I have just been to the forest of dean where there are hundreds of oak trees, and i was told that oak trees like a lime soil, do you agree? and if so when do you apply the lime, and how much.

03/10/2012 at 08:16
David Blake wrote (see)

... i was told that oak trees like a lime soil, do you agree?

Don't agree. In my experience, oaks prefer acidic soil. I'm in Warwickshire, where the soil is acidic, and oak is the natural flora. Oak saplings come up everywhere, like weeds.

You say thay your tree has been planted in a wood. The critical question is - what are the other trees around it. Are they oaks, or are they something else.

If they are oaks, then oaks like those conditions. If the other trees are not oaks, then oaks don't like the conditions.

03/10/2012 at 14:26

Many thanks for your advice, the trees that are close to my oak are sycamore.

03/10/2012 at 15:06

That doesn't really explain why your tree is ill, only that oaks don't thrive in those conditions. They might. We've only established that this is not natural oak country.
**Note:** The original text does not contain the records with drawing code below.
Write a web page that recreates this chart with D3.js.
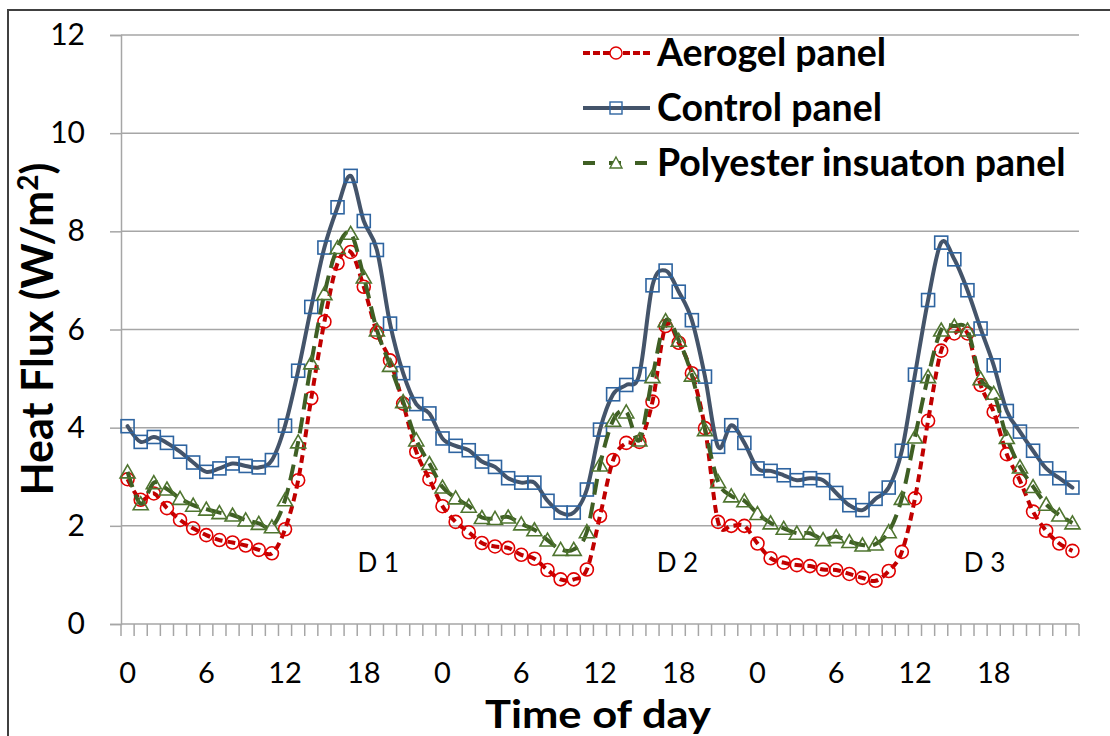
<!DOCTYPE html>
<html>
<head>
<meta charset="utf-8">
<script src="https://cdn.jsdelivr.net/npm/d3@7"></script>
<style>
  html, body { margin: 0; padding: 0; background: #fff; }
  svg { display: block; font-family: Lato, "Open Sans", sans-serif; }
</style>
</head>
<body>
<svg id="chart" width="1110" height="736"></svg>
<script>
// ---------------- data ----------------
const hours = d3.range(73); // 3 days of hourly readings (0..72)
const xTickIndex = [0, 6, 12, 18, 24, 30, 36, 42, 48, 54, 60, 66];
const xTickLabels = ["0", "6", "12", "18", "0", "6", "12", "18", "0", "6", "12", "18"];
const yTicks = [0, 2, 4, 6, 8, 10, 12];
const seriesNames = ["Aerogel panel", "Control panel", "Polyester insuaton panel"];
const dayLabels = ["D 1", "D 2", "D 3"];
const dayLabelHour = [19.1, 41.9, 65.3];

const aerogel = [2.95, 2.53, 2.66, 2.36, 2.12, 1.95, 1.81, 1.71, 1.66, 1.60, 1.51, 1.44, 1.93, 2.93, 4.60, 6.16, 7.35, 7.58, 6.87, 5.94,
  5.37, 4.49, 3.51, 2.95, 2.40, 2.08, 1.87, 1.65, 1.58, 1.55, 1.41, 1.33, 1.10, 0.91, 0.91, 1.11, 2.20, 3.34, 3.69, 3.71,
  4.53, 6.07, 5.73, 5.11, 3.99, 2.08, 2.00, 2.00, 1.64, 1.34, 1.25, 1.20, 1.18, 1.11, 1.10, 1.02, 0.94, 0.88, 1.08, 1.47,
  2.56, 4.14, 5.57, 5.92, 5.92, 4.87, 4.32, 3.46, 2.92, 2.29, 1.90, 1.64, 1.49];

const control = [4.03, 3.71, 3.81, 3.69, 3.51, 3.29, 3.10, 3.17, 3.27, 3.22, 3.19, 3.34, 4.04, 5.16, 6.46, 7.67, 8.49, 9.13, 8.21, 7.62,
  6.12, 5.11, 4.48, 4.29, 3.78, 3.63, 3.54, 3.31, 3.20, 2.97, 2.88, 2.88, 2.51, 2.27, 2.27, 2.74, 3.96, 4.68, 4.87, 5.09,
  6.90, 7.20, 6.77, 6.19, 5.04, 3.61, 4.05, 3.69, 3.17, 3.12, 3.03, 2.93, 2.97, 2.93, 2.67, 2.42, 2.32, 2.55, 2.78, 3.53,
  5.08, 6.60, 7.77, 7.43, 6.80, 6.02, 5.27, 4.34, 3.92, 3.53, 3.17, 2.97, 2.78];

const polyester = [3.10, 2.45, 2.88, 2.75, 2.56, 2.42, 2.34, 2.27, 2.22, 2.12, 2.05, 1.98, 2.53, 3.71, 5.32, 6.73, 7.67, 7.96, 7.07, 5.99,
  5.27, 4.53, 3.75, 3.27, 2.79, 2.57, 2.40, 2.17, 2.15, 2.18, 2.04, 1.92, 1.71, 1.52, 1.52, 1.88, 3.24, 4.15, 4.32, 3.75,
  5.04, 6.18, 5.78, 5.07, 3.96, 2.90, 2.61, 2.51, 2.25, 2.06, 1.95, 1.85, 1.85, 1.72, 1.78, 1.68, 1.61, 1.63, 1.88, 2.56,
  3.81, 5.04, 5.99, 6.07, 5.99, 5.00, 4.70, 3.80, 3.20, 2.80, 2.44, 2.22, 2.06];

// ---------------- layout ----------------
const svg = d3.select("#chart");
const plot = { left: 121, right: 1079, top: 35, bottom: 624 };

const x = d3.scaleBand().domain(hours).range([plot.left, plot.right]).padding(0);
const y = d3.scaleLinear().domain([0, 12]).range([plot.bottom, plot.top]);
const cx = i => x(i) + x.bandwidth() / 2;
const hx = h => x(0) + x.bandwidth() / 2 + h * x.step();

const gridColor = "#a6a6a6";

// outer chart border
svg.append("rect").attr("x", 8).attr("y", 10).attr("width", 1130).attr("height", 760)
  .attr("fill", "none").attr("stroke", "#404040").attr("stroke-width", 2);

// horizontal gridlines
svg.append("g").selectAll("line").data(yTicks).join("line")
  .attr("x1", plot.left).attr("x2", plot.right)
  .attr("y1", d => y(d)).attr("y2", d => y(d))
  .attr("stroke", gridColor).attr("stroke-width", 1.5);

// left axis
const yAxis = svg.append("g").attr("transform", `translate(${plot.left},0)`)
  .call(d3.axisLeft(y).tickValues(yTicks).tickSize(11).tickPadding(25).tickFormat(d3.format("d")));
yAxis.select(".domain").attr("stroke", gridColor).attr("stroke-width", 1.5);
yAxis.selectAll(".tick line").attr("stroke", gridColor).attr("stroke-width", 1.5);
yAxis.selectAll(".tick text").attr("font-size", 30).attr("fill", "#000")
  .attr("font-family", "Lato, sans-serif");

// bottom axis: labels at category centres
const xAxis = svg.append("g").attr("transform", `translate(0,${plot.bottom})`)
  .call(d3.axisBottom(x).tickValues(xTickIndex).tickSize(0).tickPadding(38)
    .tickFormat((d, i) => xTickLabels[i]));
xAxis.select(".domain").remove();
xAxis.selectAll(".tick text").attr("font-size", 29).attr("fill", "#000")
  .attr("font-family", "Lato, sans-serif");

// tick marks at category boundaries
const boundaries = hours.map(i => x(i)).concat([x(72) + x.bandwidth()]);
svg.append("g").selectAll("line").data(boundaries).join("line")
  .attr("x1", d => d).attr("x2", d => d)
  .attr("y1", plot.bottom).attr("y2", plot.bottom + 12)
  .attr("stroke", gridColor).attr("stroke-width", 1.5);

// ---------------- series ----------------
const curve = d3.curveCatmullRom.alpha(0);
const series = [
  { name: seriesNames[0], values: aerogel, line: "#c00000", dash: "8,5", marker: "circle", mcolor: "#e00000" },
  { name: seriesNames[1], values: control, line: "#44546a", dash: null, marker: "square", mcolor: "#2e64a0" },
  { name: seriesNames[2], values: polyester, line: "#3f5f24", dash: "16,8", marker: "triangle", mcolor: "#4f7530" }
];

function drawMarker(g, type, color) {
  if (type === "circle") {
    g.append("circle").attr("r", 6.5).attr("fill", "none").attr("stroke", color).attr("stroke-width", 1.6);
  } else if (type === "square") {
    g.append("rect").attr("x", -6.5).attr("y", -6.5).attr("width", 13).attr("height", 13)
      .attr("fill", "none").attr("stroke", color).attr("stroke-width", 1.6);
  } else {
    g.append("path").attr("d", "M0,-7L7.5,6L-7.5,6Z")
      .attr("fill", "none").attr("stroke", color).attr("stroke-width", 1.6);
  }
}

const lineGen = d3.line().x((d, i) => cx(i)).y(d => y(d)).curve(curve);

series.forEach(s => {
  const g = svg.append("g");
  g.append("path").datum(s.values).attr("d", lineGen)
    .attr("fill", "none").attr("stroke", s.line).attr("stroke-width", 4)
    .attr("stroke-dasharray", s.dash).attr("stroke-linecap", s.dash ? "butt" : "round");
  g.selectAll("g.m").data(s.values).join("g").attr("class", "m")
    .attr("transform", (d, i) => `translate(${cx(i)},${y(d)})`)
    .each(function () { drawMarker(d3.select(this), s.marker, s.mcolor); });
});

// day labels
svg.append("g").selectAll("text").data(dayLabels).join("text")
  .attr("x", (d, i) => hx(dayLabelHour[i]))
  .attr("y", 572).attr("text-anchor", "middle")
  .attr("font-size", 26).attr("fill", "#000").text(d => d);

// ---------------- legend ----------------
const legendY = [53, 108, 163];
const lg = svg.append("g");
series.forEach((s, i) => {
  const row = lg.append("g").attr("transform", `translate(0,${legendY[i]})`);
  row.append("line").attr("x1", 583).attr("x2", 650).attr("y1", 0).attr("y2", 0)
    .attr("stroke", s.line).attr("stroke-width", 4).attr("stroke-dasharray", s.dash ? (i === 0 ? "7,3" : "12,14") : null);
  const m = row.append("g").attr("transform", "translate(616,0)");
  if (s.marker === "circle") m.append("circle").attr("r", 6).attr("fill", "#fff").attr("stroke", s.mcolor).attr("stroke-width", 1.4);
  else if (s.marker === "square") m.append("rect").attr("x", -6).attr("y", -6).attr("width", 12).attr("height", 12).attr("fill", "none").attr("stroke", s.mcolor).attr("stroke-width", 1.4);
  else m.append("path").attr("d", "M0,-6L6,5L-6,5Z").attr("fill", "#fff").attr("stroke", s.mcolor).attr("stroke-width", 1.4);
  row.append("text").attr("x", 657).attr("y", 13).attr("font-size", 37.5).attr("font-weight", "bold")
    .attr("fill", "#000").text(s.name);
});

// ---------------- axis titles ----------------
const yt = svg.append("text").attr("transform", "translate(53,329) rotate(-90)")
  .attr("text-anchor", "middle").attr("font-size", 43).attr("font-weight", "bold").attr("fill", "#000");
yt.append("tspan").text("Heat Flux (W/m");
yt.append("tspan").attr("font-size", 28).attr("dy", -15).text("2");
yt.append("tspan").attr("dy", 15).text(")");

svg.append("text").attr("x", 598).attr("y", 727.5).attr("text-anchor", "middle")
  .attr("font-size", 39).attr("font-weight", "bold").attr("fill", "#000")
  .attr("textLength", 226).attr("lengthAdjust", "spacingAndGlyphs").text("Time of day");
</script>
</body>
</html>
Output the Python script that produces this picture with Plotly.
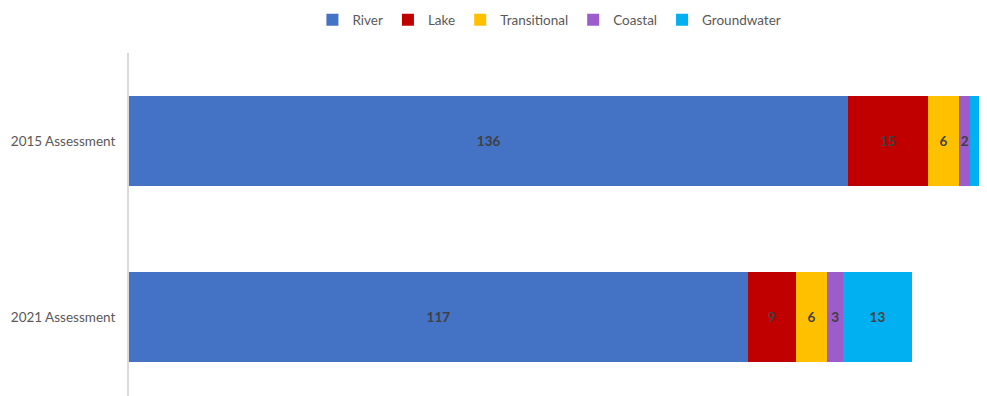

Young oak trees are not easy to transplant. They have a very deep tap root, a bit like a carrot, but much thinner. The root will be much deeper than the tree is tall. So they do not have a root ball that can easily be 'dug up'. If a tree has been raised on a nursery, then they will have taken steps to coinfine the root to a pot, or will have taken some other measures. Transplanting oaks is not simple.